Ulasfakta – Badan Usaha Pelabuhan (BUP) Kepri menargetkan Pendapatan Asli Daerah (PAD) sebesar Rp1,5 miliar pada tahun 2025. Target ambisius itu disampaikan langsung oleh Kepala BUP Kepri, Awaluddin, dalam acara U Talk pada Rabu (11/6).

Namun, pernyataan tersebut memunculkan tanda tanya besar, mengingat tidak ada target PAD sama sekali yang ditetapkan untuk tahun sebelumnya.

“Tahun lalu kita tidak ditargetkan jumlah PAD, karena waktu itu ada masalah. Yang ditargetkan sebenarnya labuh jangkar, cuma karena aturan belum sinkron antara pusat dan daerah, jadi ditargetkan nol,” ujar Awaluddin.

Meski begitu, ia menyatakan tetap optimis pada potensi besar dari sektor labuh jangkar, khususnya di kawasan strategis Pulau Nipah.

Dalam pernyataan acara U Talk sebelumnya kepada tim redaksi, Awaluddin pernah menyebut bahwa satu kapal yang berlabuh bisa menghasilkan Rp400 juta.

Namun fakta di lapangan menunjukkan bahwa sepanjang tahun 2024, BUP Kepri hanya mencatatkan pendapatan Rp218.523 juta dari sektor labuh jangkar.

Hal ini menimbulkan pertanyaan kritis, Apakah sepanjang 2024 tidak sampai satu kapal yang berhasil ditarik retribusinya? Atau ada lebih banyak kapal, namun tidak seluruhnya tercatat secara transparan?

Selama ini, sektor labuh jangkar disebut-sebut sebagai “tambang emas” pemasukan daerah. Tapi laporan realisasi yang minim dan tidak sinkron dengan potensi yang diungkapkan justru menimbulkan kecurigaan, Ke mana sisanya? Apakah ada kebocoran atau sekadar ketidaktertiban pencatatan?
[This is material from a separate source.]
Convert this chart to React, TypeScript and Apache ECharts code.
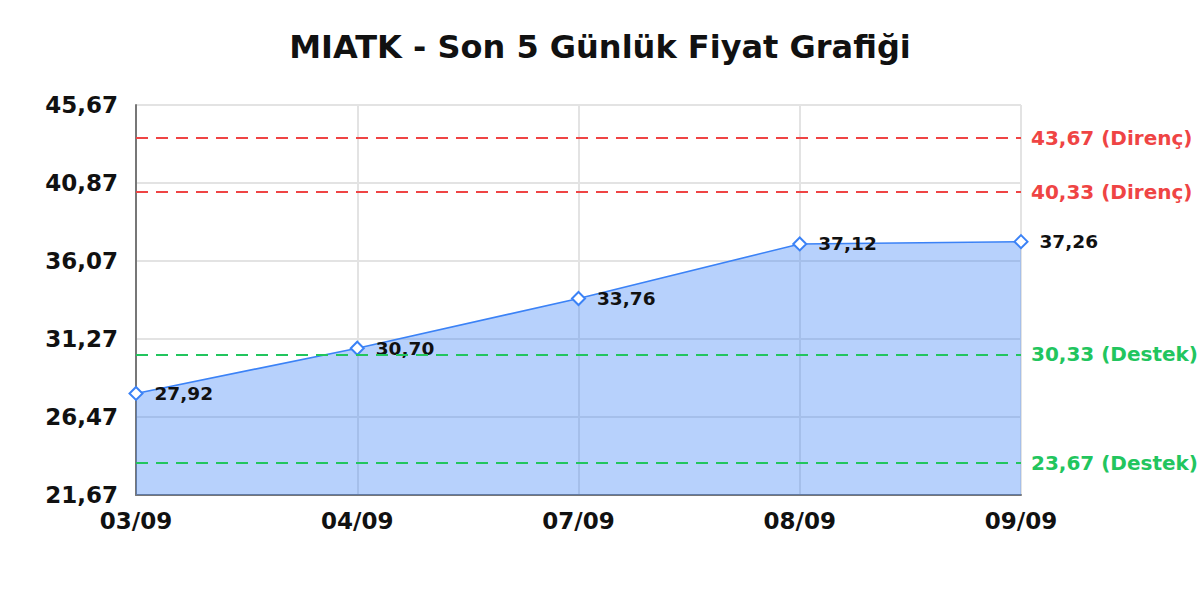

Kritik terhadap kinerja BUMD, termasuk BUP Kepri, juga datang dari kalangan legislatif. Sekretaris Komisi II DPRD Kepri, Wahyu Wahyudin, menyatakan akan segera memanggil tiga BUMD untuk membuka neraca keuangan mereka.

“Komisi II DPRD Kepri sepakat akan memanggil 3 BUMD, meminta neraca/laba. Target mereka berapa, dan berapa dividen yang akan diberikan tahun ini dan tahun depan, karena tahun kemarin tidak ada sama sekali,” tegas Wahyu pada Kamis (5/6).

Ketiadaan target dan dividen pada 2024, disusul target drastis di 2025, justru memperkuat dugaan adanya anomali dalam pengelolaan potensi ekonomi daerah.

Sementara puluhan kapal lalu lalang di perairan Kepri, setoran ke kas daerah justru minim dan tidak mencerminkan potensi aktualnya.

Publik berhak tahu:

Berapa kapal sebenarnya yang berlabuh?

Berapa potensi retribusi aktual yang masuk?

Siapa yang mengawasi dan menjamin akuntabilitasnya?

Transparansi dan pengawasan yang kuat menjadi tuntutan mutlak, jika target Rp1,5 miliar tahun depan ingin dicapai dengan cara yang jujur dan berpihak pada kepentingan daerah, bukan hanya narasi optimis tanpa data riil.

Redaksi akan terus menelusuri dan mengonfirmasi data yang ada. Publik Kepri berhak mendapatkan jawaban yang faktual, bukan sekadar janji optimis tanpa bukti nyata.